MINNEAPOLIS (AP) -A second defendant pleaded guilty Monday in the beating death of former Villanova basketball star Howard Porter, taking a plea agreement that calls for him to be sentenced to life in prison without the possibility of parole.
Rashad Raleigh, 29, pleaded guilty to first-degree murder and will be sentenced Sept. 8. In exchange, Ramsey County won't prosecute him for last year's triple murder of a St. Paul woman, her boyfriend and daughter, though federal prosecutors could still charge him in that case, lawyers said.
Another defendant, Tonya E. Johnson, admitted earlier to luring Porter to her St. Paul home, and pleaded guilty to aiding and abetting aggravated robbery
Fredquinzo King also is charged with first-degree murder in Porter's death. Assistant Hennepin County Attorney Mike Furnstahl said King has been offered a deal - plead guilty to second-degree murder and be eligible for parole after 30 years - but has declined it so far.
Johnson and Raleigh were once roommates. Raleigh and King are friends.
None knew Porter, 58, who had led Villanova to the 1971 NCAA championship game and was selected outstanding player of the tournament despite the Wildcats' loss to UCLA in the final.
Porter was drafted 32nd overall by the Chicago Bulls in 1971 and played seven professional seasons including stints with Detroit and New York but his career was cut short by injuries and cocaine addiction.
Porter disappeared the night of May 18, 2007, after leaving his St. Paul home. He was found badly beaten in Minneapolis the next morning and died May 26.
In court Monday, Raleigh described the fatal beating of Porter as a robbery gone bad. He said three defendants were drinking alcohol and taking Ecstasy. He said he told Washington to get a john and bring him back to the house so they could rob him. Washington found Porter while streetwalking.

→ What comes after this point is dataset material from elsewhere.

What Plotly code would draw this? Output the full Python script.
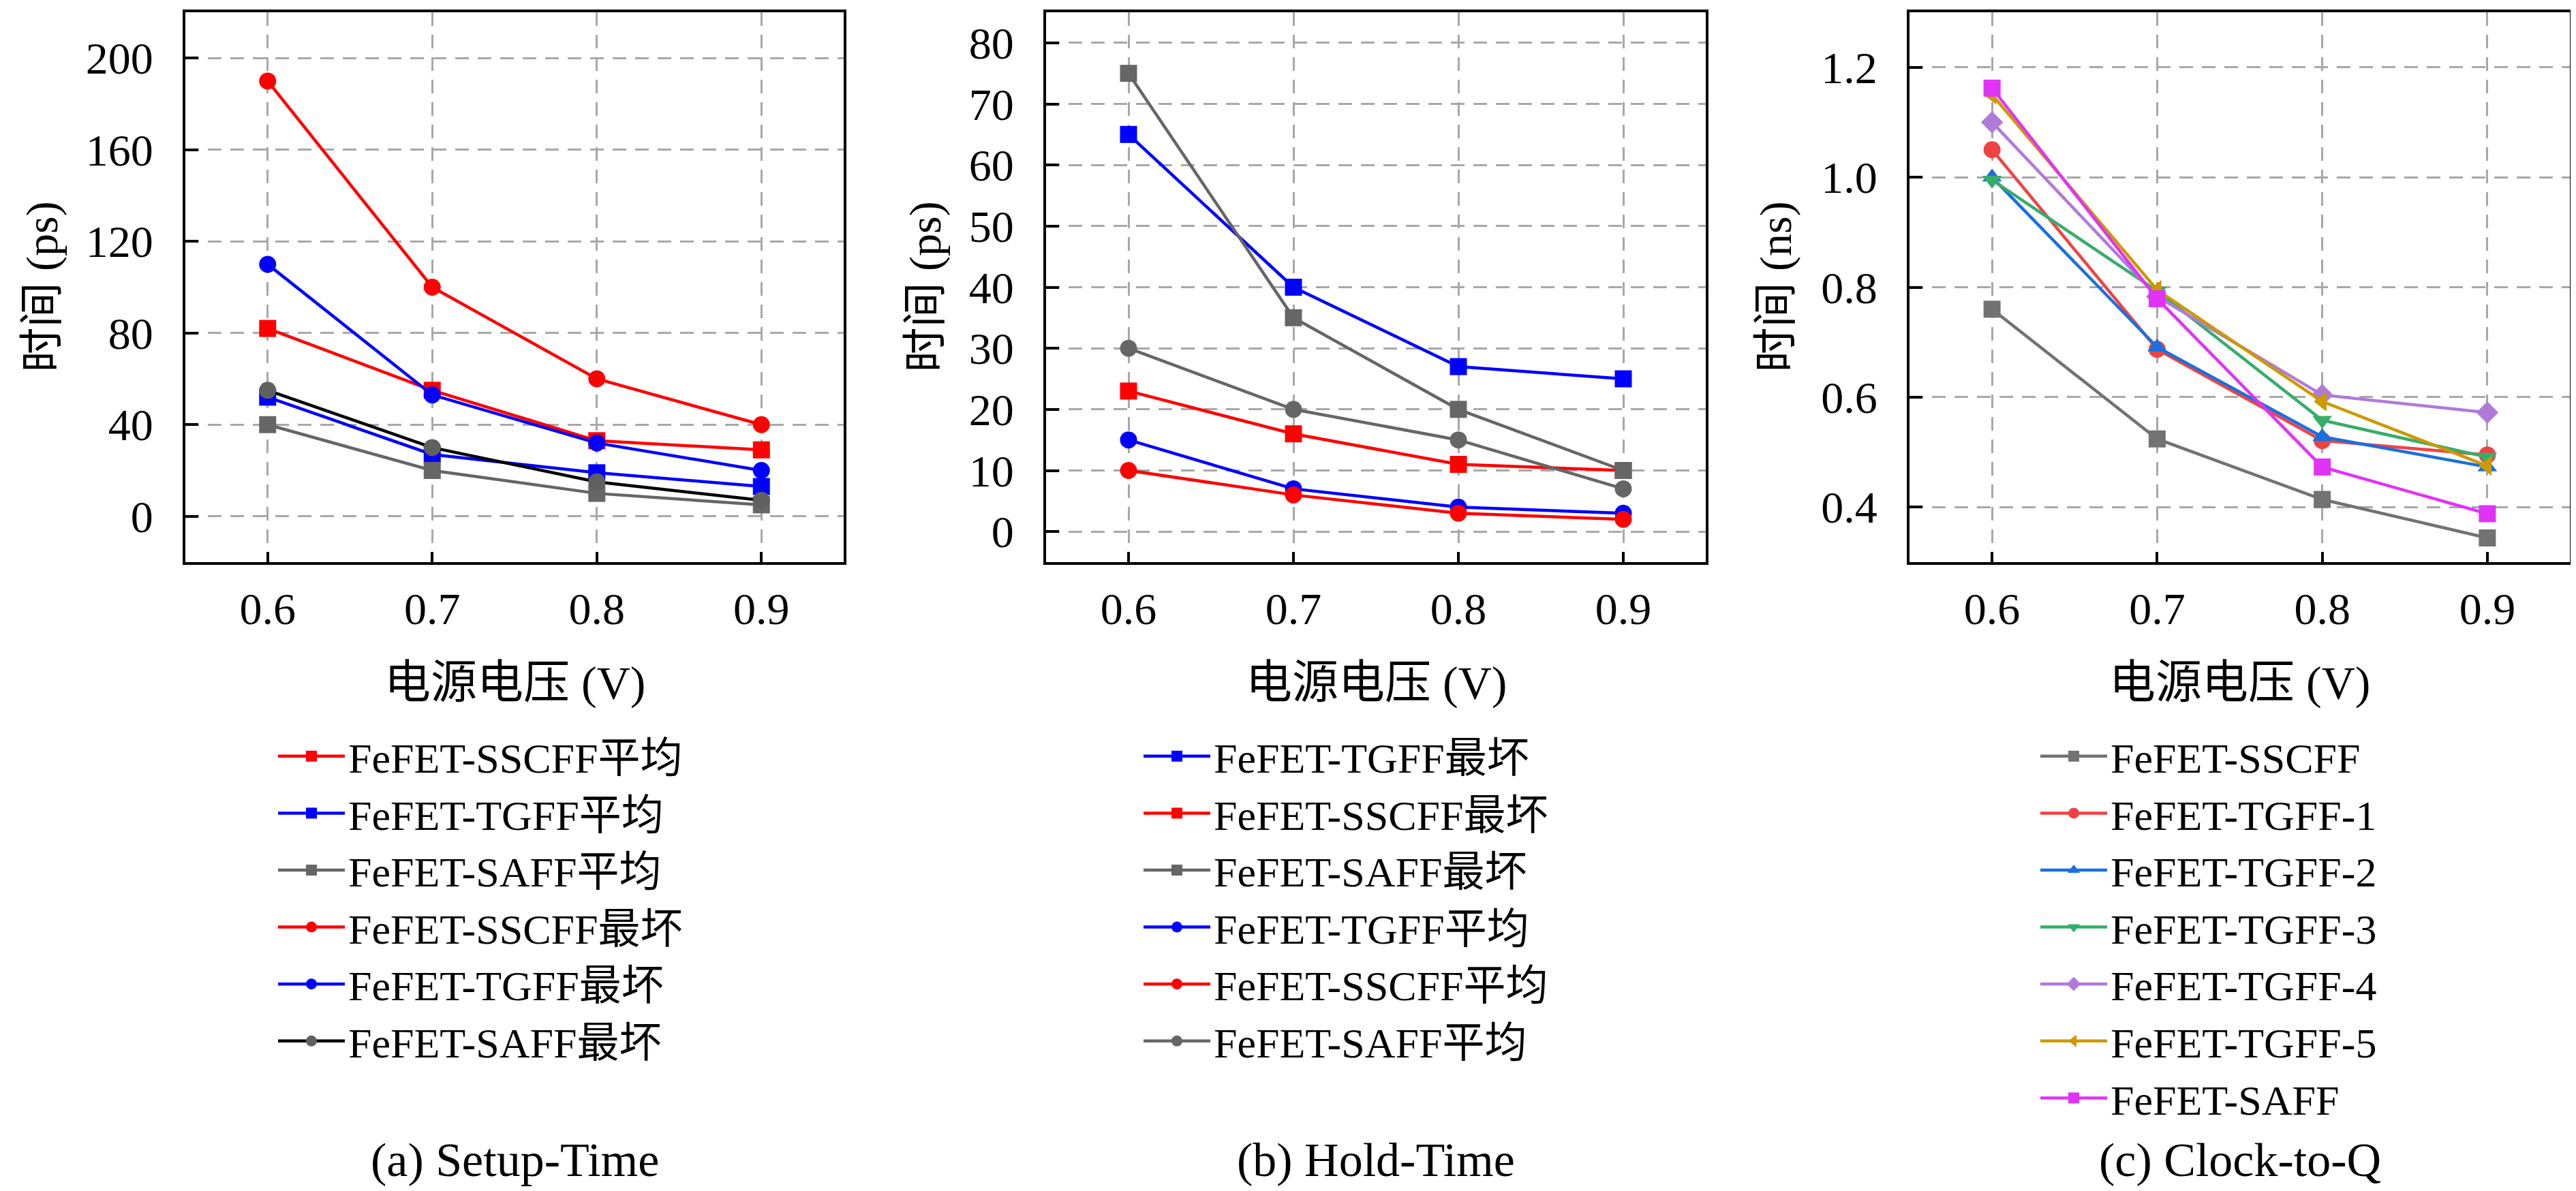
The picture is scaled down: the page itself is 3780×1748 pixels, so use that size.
import plotly.graph_objects as go

# supply voltage (V)
volts = [0.6, 0.7, 0.8, 0.9]

# (a) Setup-Time, ps
setup_sscff_avg = [82, 55, 33, 29]
setup_tgff_avg = [52, 27, 19, 13]
setup_saff_avg = [40, 20, 10, 5]
setup_sscff_worst = [190, 100, 60, 40]
setup_tgff_worst = [110, 53, 32, 20]
setup_saff_worst = [55, 30, 15, 7]

# (b) Hold-Time, ps
hold_tgff_worst = [65, 40, 27, 25]
hold_sscff_worst = [23, 16, 11, 10]
hold_saff_worst = [75, 35, 20, 10]
hold_tgff_avg = [15, 7, 4, 3]
hold_sscff_avg = [10, 6, 3, 2]
hold_saff_avg = [30, 20, 15, 7]

# (c) Clock-to-Q, ns
ctq_sscff = [0.76, 0.524, 0.414, 0.344]
ctq_tgff1 = [1.05, 0.687, 0.521, 0.495]
ctq_tgff2 = [1.0, 0.691, 0.528, 0.473]
ctq_tgff3 = [0.995, 0.793, 0.558, 0.491]
ctq_tgff4 = [1.1, 0.783, 0.604, 0.572]
ctq_tgff5 = [1.15, 0.795, 0.592, 0.475]
ctq_saff = [1.162, 0.779, 0.473, 0.388]

x_ticks = [0.6, 0.7, 0.8, 0.9]
captions = ["(a) Setup-Time", "(b) Hold-Time", "(c) Clock-to-Q"]
y_titles = ["时间 (ps)", "时间 (ps)", "时间 (ns)"]
x_title = "电源电压 (V)"

W, H = 3780, 1748
FONT = "'Liberation Serif', 'Noto Sans CJK SC', serif"
RED, BLUE, GRAY = "#ff0000", "#0000ff", "#666666"

fig = go.Figure()


def add(y, name, color, symbol, axis, legend, mcolor=None):
    fig.add_trace(go.Scatter(
        x=volts, y=y, name=name, mode="lines+markers",
        xaxis="x" + axis, yaxis="y" + axis, legend=legend,
        line=dict(color=color, width=4.5),
        marker=dict(symbol=symbol, size=25, color=mcolor or color),
    ))


add(setup_sscff_avg, "FeFET-SSCFF平均", RED, "square", "", "legend")
add(setup_tgff_avg, "FeFET-TGFF平均", BLUE, "square", "", "legend")
add(setup_saff_avg, "FeFET-SAFF平均", GRAY, "square", "", "legend")
add(setup_sscff_worst, "FeFET-SSCFF最坏", RED, "circle", "", "legend")
add(setup_tgff_worst, "FeFET-TGFF最坏", BLUE, "circle", "", "legend")
add(setup_saff_worst, "FeFET-SAFF最坏", "#000000", "circle", "", "legend", "#606060")

add(hold_tgff_worst, "FeFET-TGFF最坏", BLUE, "square", "2", "legend2")
add(hold_sscff_worst, "FeFET-SSCFF最坏", RED, "square", "2", "legend2")
add(hold_saff_worst, "FeFET-SAFF最坏", GRAY, "square", "2", "legend2")
add(hold_tgff_avg, "FeFET-TGFF平均", BLUE, "circle", "2", "legend2")
add(hold_sscff_avg, "FeFET-SSCFF平均", RED, "circle", "2", "legend2")
add(hold_saff_avg, "FeFET-SAFF平均", GRAY, "circle", "2", "legend2")

add(ctq_sscff, "FeFET-SSCFF", "#727272", "square", "3", "legend3")
add(ctq_tgff1, "FeFET-TGFF-1", "#f04242", "circle", "3", "legend3")
add(ctq_tgff2, "FeFET-TGFF-2", "#1a6fdf", "triangle-up", "3", "legend3")
add(ctq_tgff3, "FeFET-TGFF-3", "#37ad6b", "triangle-down", "3", "legend3")
add(ctq_tgff4, "FeFET-TGFF-4", "#b07ad9", "diamond", "3", "legend3")
add(ctq_tgff5, "FeFET-TGFF-5", "#cc9900", "triangle-left", "3", "legend3")
add(ctq_saff, "FeFET-SAFF", "#e033f5", "square", "3", "legend3")

# plot boxes in pixels: left, right edges; shared top/bottom
boxes = [(264, 1230), (1527, 2495), (2794, 3763)]
top_px, bot_px = 10, 817
y_ranges = [[-20, 220], [-5, 85], [0.3, 1.3]]
y_dticks = [40, 10, 0.2]
y_formats = ["d", "d", ".1f"]
ytitle_px = [54, 1350, 2598]
legend_x_px = [395, 1665, 2981]

axis_common = dict(
    showline=True, linecolor="black", linewidth=4, mirror=True,
    ticks="inside", tickcolor="black", tickwidth=4,
    showgrid=True, gridcolor="#a8a8a8", gridwidth=3, griddash="20px,13px",
    zeroline=False, tickfont=dict(family=FONT, size=66, color="black"),
)

layout = dict(
    width=W, height=H, margin=dict(l=0, r=0, t=0, b=0),
    paper_bgcolor="white", plot_bgcolor="white",
    font=dict(family=FONT, color="black"),
    annotations=[],
)

for i, (l, r) in enumerate(boxes):
    sfx = "" if i == 0 else str(i + 1)
    xa = dict(axis_common, domain=[l / W, r / W], range=[0.55, 0.95],
              tickvals=x_ticks, tickformat=".1f", ticklen=15,
              ticklabelstandoff=8, anchor="y" + sfx)
    ya = dict(axis_common, domain=[1 - bot_px / H, 1 - top_px / H],
              range=y_ranges[i], dtick=y_dticks[i], tick0=0,
              tickformat=y_formats[i], ticklen=19, ticklabelstandoff=30,
              anchor="x" + sfx)
    layout["xaxis" + sfx] = xa
    layout["yaxis" + sfx] = ya

    cx = (l + r) / 2 / W
    layout["annotations"].append(dict(
        text=x_title, x=cx, y=1 - 994 / H, xref="paper", yref="paper",
        showarrow=False, xanchor="center", yanchor="middle",
        font=dict(family=FONT, size=68)))
    layout["annotations"].append(dict(
        text=y_titles[i], x=ytitle_px[i] / W, y=1 - (top_px + bot_px) / 2 / H,
        xref="paper", yref="paper", showarrow=False, textangle=-90,
        xanchor="center", yanchor="middle", font=dict(family=FONT, size=66)))
    layout["annotations"].append(dict(
        text=captions[i], x=cx, y=1 - 1694 / H, xref="paper", yref="paper",
        showarrow=False, xanchor="center", yanchor="middle",
        font=dict(family=FONT, size=70)))

    layout["legend" + sfx] = dict(
        x=legend_x_px[i] / W, y=1 - 1055 / H, xanchor="left", yanchor="top",
        bgcolor="rgba(0,0,0,0)", itemwidth=98, traceorder="normal",
        font=dict(family=FONT, size=62, color="black"),
    )

fig.update_layout(**layout)
fig.write_html("out.html")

She and Porter were in a bedroom, engaged in a sex act when Raleigh burst into the room with a gun. Porter came at Raleigh, who then enlisted King's help. Raleigh said the two of them beat Porter with a gun and chair or stool.
While Porter was down, he said, the men checked out his car and found evidence in his trunk that he was a probation officer. They went back in the house and beat him some more before taking him out to his car. Raleigh said they dumped his body in a north Minneapolis alley and left the car elsewhere.
Raleigh said he was shocked when he heard on television a few days later that Porter had been found alive. Porter, however, never regained consciousness and died.
Ramsey County Attorney Susan Gaertner said she understands the families of the triple-homicide victims want their day in court, but defended the decision to leave any prosecution up to federal authorities.
``Our thinking is that life without possibility of parole - Rashad Raleigh off our streets, for sure, for the rest of his life - is a very good deal, and we feel it very much serves the public interest,'' Gaertner said.